INFORMATION PROVIDED:
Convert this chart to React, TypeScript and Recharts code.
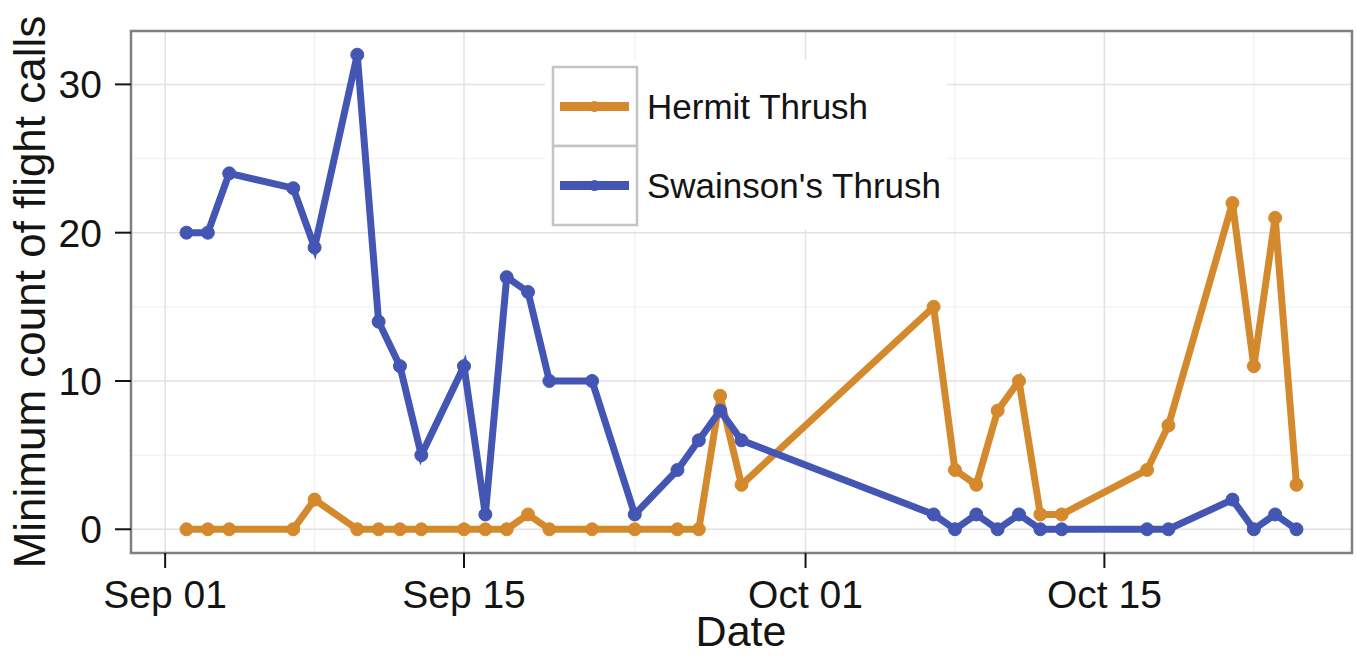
import { CartesianGrid, Line, LineChart, ReferenceArea, XAxis, YAxis } from "recharts";

const dates = [
  "Sep 02", "Sep 03", "Sep 04", "Sep 07", "Sep 08", "Sep 10", "Sep 11", "Sep 12", "Sep 13",
  "Sep 15", "Sep 16", "Sep 17", "Sep 18", "Sep 19", "Sep 21", "Sep 23", "Sep 25", "Sep 26",
  "Sep 27", "Sep 28", "Oct 07", "Oct 08", "Oct 09", "Oct 10", "Oct 11", "Oct 12", "Oct 13",
  "Oct 17", "Oct 18", "Oct 21", "Oct 22", "Oct 23", "Oct 24",
];

const hermit = [0, 0, 0, 0, 2, 0, 0, 0, 0, 0, 0, 0, 1, 0, 0, 0, 0, 0, 9, 3, 15, 4, 3, 8, 10, 1, 1, 4, 7, 22, 11, 21, 3];
const swainson = [20, 20, 24, 23, 19, 32, 14, 11, 5, 11, 1, 17, 16, 10, 10, 1, 4, 6, 8, 6, 1, 0, 1, 0, 1, 0, 0, 0, 0, 2, 0, 1, 0];

const xTickDates = ["Sep 01", "Sep 15", "Oct 01", "Oct 15"];
const xMinorDates = ["Sep 08", "Sep 23", "Oct 08", "Oct 22"];
const yTicks = [0, 10, 20, 30];
const yMinor = [5, 15, 25];

const seriesNames = ["Hermit Thrush", "Swainson's Thrush"];
const seriesColors = ["#D4892C", "#4456B3"];

const MONTHS: Record<string, number> = { Sep: 8, Oct: 9 };

// days since Sep 01
function dayOf(label: string) {
  const [mon, d] = label.split(" ");
  const t = Date.UTC(2012, MONTHS[mon], Number(d));
  return Math.round((t - Date.UTC(2012, 8, 1)) / 86400000);
}

function fmtDay(day: number) {
  const t = new Date(Date.UTC(2012, 8, 1) + day * 86400000);
  const mon = t.getUTCMonth() === 8 ? "Sep" : "Oct";
  return `${mon} ${String(t.getUTCDate()).padStart(2, "0")}`;
}

function padded(values: number[]) {
  const lo = Math.min(...values);
  const hi = Math.max(...values);
  const pad = (hi - lo) * 0.05;
  return [lo - pad, hi + pad];
}

const rows = dates.map((d, i) => ({
  day: dayOf(d),
  hermit: hermit[i],
  swainson: swainson[i],
}));

const xTicks = xTickDates.map(dayOf);
const xMinor = xMinorDates.map(dayOf);
const xDomain = padded(rows.map((r) => r.day));
const yDomain = padded([...hermit, ...swainson]);

const FONT = '"Liberation Sans", Arial, sans-serif';
const INK = "#141414";

export default function App() {
  return (
    <div
      style={{
        position: "fixed",
        left: 0,
        top: 0,
        width: 1356,
        height: 656,
        background: "#fff",
        fontFamily: FONT,
      }}
    >
      <LineChart width={1356} height={656} data={rows} margin={{ top: 31, right: 4, bottom: 0, left: 0 }}>
        <CartesianGrid horizontalValues={yMinor} verticalValues={xMinor} stroke="#f3f3f3" strokeWidth={1.5} />
        <CartesianGrid horizontalValues={yTicks} verticalValues={xTicks} stroke="#e3e1e1" strokeWidth={1.5} />
        <XAxis
          type="number"
          dataKey="day"
          domain={xDomain}
          ticks={xTicks}
          allowDataOverflow
          tickFormatter={fmtDay}
          height={103}
          tickSize={15}
          tickMargin={12}
          axisLine={false}
          tickLine={{ stroke: INK, strokeWidth: 2 }}
          tick={{ fontSize: 39, fill: INK }}
          label={{
            content: () => (
              <text x={741} y={646} textAnchor="middle" fontSize={43} fill={INK}>
                Date
              </text>
            ),
          }}
        />
        <YAxis
          type="number"
          domain={yDomain}
          ticks={yTicks}
          allowDataOverflow
          width={131}
          tickSize={16}
          tickMargin={13}
          axisLine={false}
          tickLine={{ stroke: INK, strokeWidth: 2 }}
          tick={{ fontSize: 39, fill: INK }}
          label={{
            content: () => (
              <text
                x={45}
                y={292}
                textAnchor="middle"
                fontSize={44}
                fill={INK}
                transform="rotate(-90 45 292)"
              >
                Minimum count of flight calls
              </text>
            ),
          }}
        />
        <ReferenceArea
          x1={xDomain[0]}
          x2={xDomain[1]}
          y1={yDomain[0]}
          y2={yDomain[1]}
          fill="none"
          fillOpacity={0}
          stroke="#7f7f7f"
          strokeWidth={2.5}
          ifOverflow="visible"
        />
        <Line
          dataKey="hermit"
          name={seriesNames[0]}
          stroke={seriesColors[0]}
          strokeWidth={7}
          dot={{ r: 6.5, fill: seriesColors[0], stroke: seriesColors[0], strokeWidth: 1 }}
          isAnimationActive={false}
        />
        <Line
          dataKey="swainson"
          name={seriesNames[1]}
          stroke={seriesColors[1]}
          strokeWidth={7}
          dot={{ r: 6.5, fill: seriesColors[1], stroke: seriesColors[1], strokeWidth: 1 }}
          isAnimationActive={false}
        />
      </LineChart>

      <svg style={{ position: "absolute", left: 545, top: 60 }} width={402} height={170}>
        <rect x={0} y={0} width={402} height={170} fill="#fff" />
        {seriesNames.map((name, i) => {
          const top = 7 + i * 79;
          const cy = top + 39.5;
          return (
            <g key={name}>
              <rect x={8} y={top} width={84} height={79} fill="#fff" stroke="#c6c3c3" strokeWidth={2.5} />
              <line x1={15} x2={84} y1={cy} y2={cy} stroke={seriesColors[i]} strokeWidth={9} />
              <circle cx={49.5} cy={cy} r={5.5} fill={seriesColors[i]} />
              <text x={102} y={cy + 12.5} fontSize={35} fill={INK}>
                {name}
              </text>
            </g>
          );
        })}
      </svg>
    </div>
  );
}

WHAT IS REQUIRED:
Reproduce the material word for word, minus the images.

TASK RESULT:
Convert this chart to React, TypeScript and Recharts code.
import { CartesianGrid, Line, LineChart, ReferenceArea, XAxis, YAxis } from "recharts";

const dates = [
  "Sep 02", "Sep 03", "Sep 04", "Sep 07", "Sep 08", "Sep 10", "Sep 11", "Sep 12", "Sep 13",
  "Sep 15", "Sep 16", "Sep 17", "Sep 18", "Sep 19", "Sep 21", "Sep 23", "Sep 25", "Sep 26",
  "Sep 27", "Sep 28", "Oct 07", "Oct 08", "Oct 09", "Oct 10", "Oct 11", "Oct 12", "Oct 13",
  "Oct 17", "Oct 18", "Oct 21", "Oct 22", "Oct 23", "Oct 24",
];

const hermit = [0, 0, 0, 0, 2, 0, 0, 0, 0, 0, 0, 0, 1, 0, 0, 0, 0, 0, 9, 3, 15, 4, 3, 8, 10, 1, 1, 4, 7, 22, 11, 21, 3];
const swainson = [20, 20, 24, 23, 19, 32, 14, 11, 5, 11, 1, 17, 16, 10, 10, 1, 4, 6, 8, 6, 1, 0, 1, 0, 1, 0, 0, 0, 0, 2, 0, 1, 0];

const xTickDates = ["Sep 01", "Sep 15", "Oct 01", "Oct 15"];
const xMinorDates = ["Sep 08", "Sep 23", "Oct 08", "Oct 22"];
const yTicks = [0, 10, 20, 30];
const yMinor = [5, 15, 25];

const seriesNames = ["Hermit Thrush", "Swainson's Thrush"];
const seriesColors = ["#D4892C", "#4456B3"];

const MONTHS: Record<string, number> = { Sep: 8, Oct: 9 };

// days since Sep 01
function dayOf(label: string) {
  const [mon, d] = label.split(" ");
  const t = Date.UTC(2012, MONTHS[mon], Number(d));
  return Math.round((t - Date.UTC(2012, 8, 1)) / 86400000);
}

function fmtDay(day: number) {
  const t = new Date(Date.UTC(2012, 8, 1) + day * 86400000);
  const mon = t.getUTCMonth() === 8 ? "Sep" : "Oct";
  return `${mon} ${String(t.getUTCDate()).padStart(2, "0")}`;
}

function padded(values: number[]) {
  const lo = Math.min(...values);
  const hi = Math.max(...values);
  const pad = (hi - lo) * 0.05;
  return [lo - pad, hi + pad];
}

const rows = dates.map((d, i) => ({
  day: dayOf(d),
  hermit: hermit[i],
  swainson: swainson[i],
}));

const xTicks = xTickDates.map(dayOf);
const xMinor = xMinorDates.map(dayOf);
const xDomain = padded(rows.map((r) => r.day));
const yDomain = padded([...hermit, ...swainson]);

const FONT = '"Liberation Sans", Arial, sans-serif';
const INK = "#141414";

export default function App() {
  return (
    <div
      style={{
        position: "fixed",
        left: 0,
        top: 0,
        width: 1356,
        height: 656,
        background: "#fff",
        fontFamily: FONT,
      }}
    >
      <LineChart width={1356} height={656} data={rows} margin={{ top: 31, right: 4, bottom: 0, left: 0 }}>
        <CartesianGrid horizontalValues={yMinor} verticalValues={xMinor} stroke="#f3f3f3" strokeWidth={1.5} />
        <CartesianGrid horizontalValues={yTicks} verticalValues={xTicks} stroke="#e3e1e1" strokeWidth={1.5} />
        <XAxis
          type="number"
          dataKey="day"
          domain={xDomain}
          ticks={xTicks}
          allowDataOverflow
          tickFormatter={fmtDay}
          height={103}
          tickSize={15}
          tickMargin={12}
          axisLine={false}
          tickLine={{ stroke: INK, strokeWidth: 2 }}
          tick={{ fontSize: 39, fill: INK }}
          label={{
            content: () => (
              <text x={741} y={646} textAnchor="middle" fontSize={43} fill={INK}>
                Date
              </text>
            ),
          }}
        />
        <YAxis
          type="number"
          domain={yDomain}
          ticks={yTicks}
          allowDataOverflow
          width={131}
          tickSize={16}
          tickMargin={13}
          axisLine={false}
          tickLine={{ stroke: INK, strokeWidth: 2 }}
          tick={{ fontSize: 39, fill: INK }}
          label={{
            content: () => (
              <text
                x={45}
                y={292}
                textAnchor="middle"
                fontSize={44}
                fill={INK}
                transform="rotate(-90 45 292)"
              >
                Minimum count of flight calls
              </text>
            ),
          }}
        />
        <ReferenceArea
          x1={xDomain[0]}
          x2={xDomain[1]}
          y1={yDomain[0]}
          y2={yDomain[1]}
          fill="none"
          fillOpacity={0}
          stroke="#7f7f7f"
          strokeWidth={2.5}
          ifOverflow="visible"
        />
        <Line
          dataKey="hermit"
          name={seriesNames[0]}
          stroke={seriesColors[0]}
          strokeWidth={7}
          dot={{ r: 6.5, fill: seriesColors[0], stroke: seriesColors[0], strokeWidth: 1 }}
          isAnimationActive={false}
        />
        <Line
          dataKey="swainson"
          name={seriesNames[1]}
          stroke={seriesColors[1]}
          strokeWidth={7}
          dot={{ r: 6.5, fill: seriesColors[1], stroke: seriesColors[1], strokeWidth: 1 }}
          isAnimationActive={false}
        />
      </LineChart>

      <svg style={{ position: "absolute", left: 545, top: 60 }} width={402} height={170}>
        <rect x={0} y={0} width={402} height={170} fill="#fff" />
        {seriesNames.map((name, i) => {
          const top = 7 + i * 79;
          const cy = top + 39.5;
          return (
            <g key={name}>
              <rect x={8} y={top} width={84} height={79} fill="#fff" stroke="#c6c3c3" strokeWidth={2.5} />
              <line x1={15} x2={84} y1={cy} y2={cy} stroke={seriesColors[i]} strokeWidth={9} />
              <circle cx={49.5} cy={cy} r={5.5} fill={seriesColors[i]} />
              <text x={102} y={cy + 12.5} fontSize={35} fill={INK}>
                {name}
              </text>
            </g>
          );
        })}
      </svg>
    </div>
  );
}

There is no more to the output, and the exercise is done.